When you're finished with those levels, you have about two paid hits in Malaysia, sandwiched between them, yet ANOTHER interactive transition involving 1337 Hax0r skills Agent 47 isn't the (personality) type to get involved with. 47 is a calm and simple killer, just extremely good at what he does. He isn't a hacker, and in no context should he be.

Afghanistan, no I won't call it "Nuristan" just because trailer park slugs will get upset. There's no other SILENT ASSASSIN options to choose from. Killing Ahmed can only be possible in one area with SA, his superior is filler nonsense to make use of wasted space. Killing Yussef Hussein and then gunning down his subordinates. Wonderful escape strategy.

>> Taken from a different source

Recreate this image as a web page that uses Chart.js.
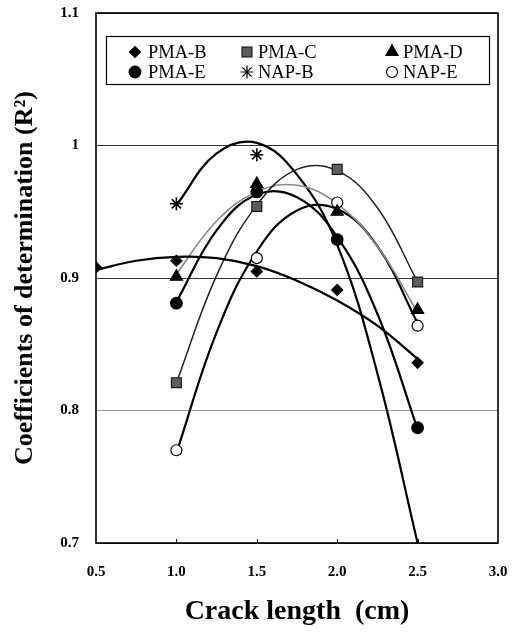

India. Kill all the murderous cultists without alerting innocent civilians, doesn't get me silent assassin. Go to hell. Hannelore Von Kamprad is the worst character of the series, worst female voice acting in a game by far I think, and the fact you HAVE to hide her body in a specific area isn't Hitman at all. I got to kill the cult leader with a scalpel in the dark... Wouldn't that be common sense for any nameless hitman? Shooting him even with a suppressed weapon is pointless since it blows your cover more often than not.

Finally, we revisit Russia for... An FSB-backed clone, why aren't we killing the FSB agents and getting rewarded then? Annoying. Oh, 47 shoots up FSB at the church and then we are morally commendable. Cool. Totally couldn't happen earlier.

If the only way you can beat the final level in stealth is through glitches you need to find online, then it just doesn't fit the theme.
 
Both Indigo Prophecy and Heavy Rain. I really really wanted to love them but just didn't.

I'm still totally interested in seeing what Quantic Dream comes up with next. Both games are so on the cusp that a winner will happen sooner or later.
 
The only game that people seem to agree that Quantic Dream made and is really good is Omikron... though I had trouble really getting into that myself.